Raw data:
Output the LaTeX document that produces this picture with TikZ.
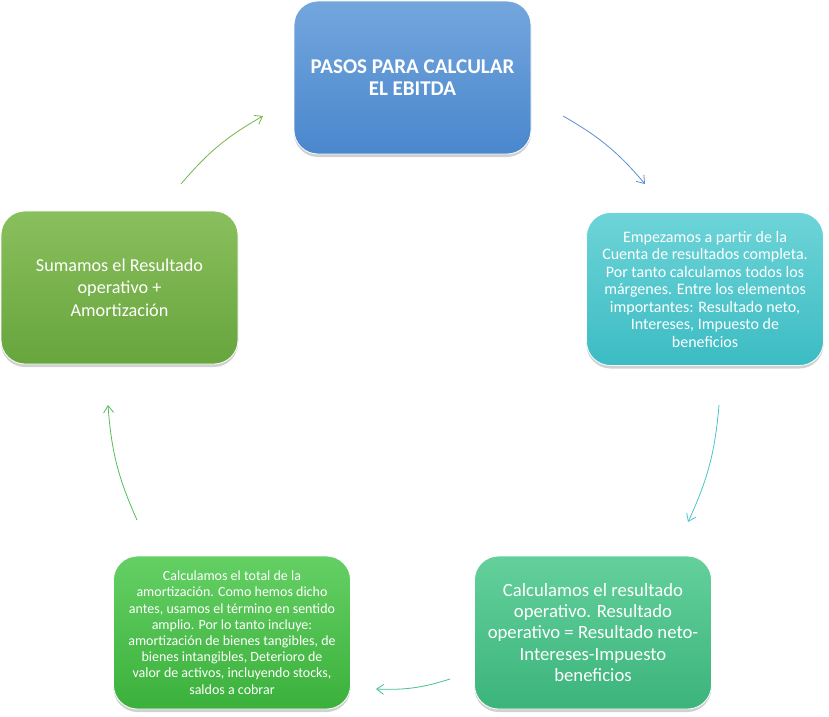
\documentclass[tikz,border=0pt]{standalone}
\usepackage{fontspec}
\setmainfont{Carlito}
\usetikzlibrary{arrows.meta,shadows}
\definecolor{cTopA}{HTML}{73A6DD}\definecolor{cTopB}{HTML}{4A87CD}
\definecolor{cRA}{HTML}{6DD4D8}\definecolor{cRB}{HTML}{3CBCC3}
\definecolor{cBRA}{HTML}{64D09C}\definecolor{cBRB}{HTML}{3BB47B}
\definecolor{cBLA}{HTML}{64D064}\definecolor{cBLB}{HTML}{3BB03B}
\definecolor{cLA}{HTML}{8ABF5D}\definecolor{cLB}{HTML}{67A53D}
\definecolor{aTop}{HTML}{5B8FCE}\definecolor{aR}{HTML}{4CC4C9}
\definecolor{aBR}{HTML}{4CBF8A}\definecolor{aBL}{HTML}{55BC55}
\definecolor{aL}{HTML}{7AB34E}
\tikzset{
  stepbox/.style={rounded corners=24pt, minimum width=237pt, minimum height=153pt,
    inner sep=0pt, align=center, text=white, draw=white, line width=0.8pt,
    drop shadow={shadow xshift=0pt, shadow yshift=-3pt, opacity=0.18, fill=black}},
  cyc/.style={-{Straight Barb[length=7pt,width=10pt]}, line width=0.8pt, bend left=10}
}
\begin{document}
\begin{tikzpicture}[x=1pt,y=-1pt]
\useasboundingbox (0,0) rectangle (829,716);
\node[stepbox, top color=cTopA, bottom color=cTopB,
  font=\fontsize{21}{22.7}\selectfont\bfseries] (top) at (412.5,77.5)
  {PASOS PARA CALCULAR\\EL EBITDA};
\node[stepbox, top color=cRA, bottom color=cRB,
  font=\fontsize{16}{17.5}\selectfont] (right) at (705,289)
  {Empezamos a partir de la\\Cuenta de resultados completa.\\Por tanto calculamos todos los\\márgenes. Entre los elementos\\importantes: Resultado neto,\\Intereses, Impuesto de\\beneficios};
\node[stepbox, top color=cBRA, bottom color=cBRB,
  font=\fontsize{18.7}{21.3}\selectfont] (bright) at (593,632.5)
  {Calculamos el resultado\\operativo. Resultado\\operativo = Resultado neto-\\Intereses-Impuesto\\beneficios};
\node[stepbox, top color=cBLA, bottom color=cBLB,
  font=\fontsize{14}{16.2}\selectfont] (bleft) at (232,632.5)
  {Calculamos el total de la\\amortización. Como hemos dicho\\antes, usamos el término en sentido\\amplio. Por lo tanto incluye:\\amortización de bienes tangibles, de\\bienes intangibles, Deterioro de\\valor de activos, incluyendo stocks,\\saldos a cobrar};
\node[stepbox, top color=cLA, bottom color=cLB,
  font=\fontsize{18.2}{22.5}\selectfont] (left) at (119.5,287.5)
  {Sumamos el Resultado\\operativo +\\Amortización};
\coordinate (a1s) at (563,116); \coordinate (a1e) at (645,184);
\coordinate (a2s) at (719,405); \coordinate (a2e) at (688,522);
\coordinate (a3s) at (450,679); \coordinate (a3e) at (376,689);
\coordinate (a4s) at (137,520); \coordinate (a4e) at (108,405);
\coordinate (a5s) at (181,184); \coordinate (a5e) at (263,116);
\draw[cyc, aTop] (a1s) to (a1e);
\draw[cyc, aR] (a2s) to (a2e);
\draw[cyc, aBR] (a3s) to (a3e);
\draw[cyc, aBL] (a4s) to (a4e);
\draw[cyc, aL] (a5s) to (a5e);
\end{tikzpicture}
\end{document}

Your objective: Return the listing above word for word, with the pictures removed.

Worked solution:
Output the LaTeX document that produces this picture with TikZ.
\documentclass[tikz,border=0pt]{standalone}
\usepackage{fontspec}
\setmainfont{Carlito}
\usetikzlibrary{arrows.meta,shadows}
\definecolor{cTopA}{HTML}{73A6DD}\definecolor{cTopB}{HTML}{4A87CD}
\definecolor{cRA}{HTML}{6DD4D8}\definecolor{cRB}{HTML}{3CBCC3}
\definecolor{cBRA}{HTML}{64D09C}\definecolor{cBRB}{HTML}{3BB47B}
\definecolor{cBLA}{HTML}{64D064}\definecolor{cBLB}{HTML}{3BB03B}
\definecolor{cLA}{HTML}{8ABF5D}\definecolor{cLB}{HTML}{67A53D}
\definecolor{aTop}{HTML}{5B8FCE}\definecolor{aR}{HTML}{4CC4C9}
\definecolor{aBR}{HTML}{4CBF8A}\definecolor{aBL}{HTML}{55BC55}
\definecolor{aL}{HTML}{7AB34E}
\tikzset{
  stepbox/.style={rounded corners=24pt, minimum width=237pt, minimum height=153pt,
    inner sep=0pt, align=center, text=white, draw=white, line width=0.8pt,
    drop shadow={shadow xshift=0pt, shadow yshift=-3pt, opacity=0.18, fill=black}},
  cyc/.style={-{Straight Barb[length=7pt,width=10pt]}, line width=0.8pt, bend left=10}
}
\begin{document}
\begin{tikzpicture}[x=1pt,y=-1pt]
\useasboundingbox (0,0) rectangle (829,716);
\node[stepbox, top color=cTopA, bottom color=cTopB,
  font=\fontsize{21}{22.7}\selectfont\bfseries] (top) at (412.5,77.5)
  {PASOS PARA CALCULAR\\EL EBITDA};
\node[stepbox, top color=cRA, bottom color=cRB,
  font=\fontsize{16}{17.5}\selectfont] (right) at (705,289)
  {Empezamos a partir de la\\Cuenta de resultados completa.\\Por tanto calculamos todos los\\márgenes. Entre los elementos\\importantes: Resultado neto,\\Intereses, Impuesto de\\beneficios};
\node[stepbox, top color=cBRA, bottom color=cBRB,
  font=\fontsize{18.7}{21.3}\selectfont] (bright) at (593,632.5)
  {Calculamos el resultado\\operativo. Resultado\\operativo = Resultado neto-\\Intereses-Impuesto\\beneficios};
\node[stepbox, top color=cBLA, bottom color=cBLB,
  font=\fontsize{14}{16.2}\selectfont] (bleft) at (232,632.5)
  {Calculamos el total de la\\amortización. Como hemos dicho\\antes, usamos el término en sentido\\amplio. Por lo tanto incluye:\\amortización de bienes tangibles, de\\bienes intangibles, Deterioro de\\valor de activos, incluyendo stocks,\\saldos a cobrar};
\node[stepbox, top color=cLA, bottom color=cLB,
  font=\fontsize{18.2}{22.5}\selectfont] (left) at (119.5,287.5)
  {Sumamos el Resultado\\operativo +\\Amortización};
\coordinate (a1s) at (563,116); \coordinate (a1e) at (645,184);
\coordinate (a2s) at (719,405); \coordinate (a2e) at (688,522);
\coordinate (a3s) at (450,679); \coordinate (a3e) at (376,689);
\coordinate (a4s) at (137,520); \coordinate (a4e) at (108,405);
\coordinate (a5s) at (181,184); \coordinate (a5e) at (263,116);
\draw[cyc, aTop] (a1s) to (a1e);
\draw[cyc, aR] (a2s) to (a2e);
\draw[cyc, aBR] (a3s) to (a3e);
\draw[cyc, aBL] (a4s) to (a4e);
\draw[cyc, aL] (a5s) to (a5e);
\end{tikzpicture}
\end{document}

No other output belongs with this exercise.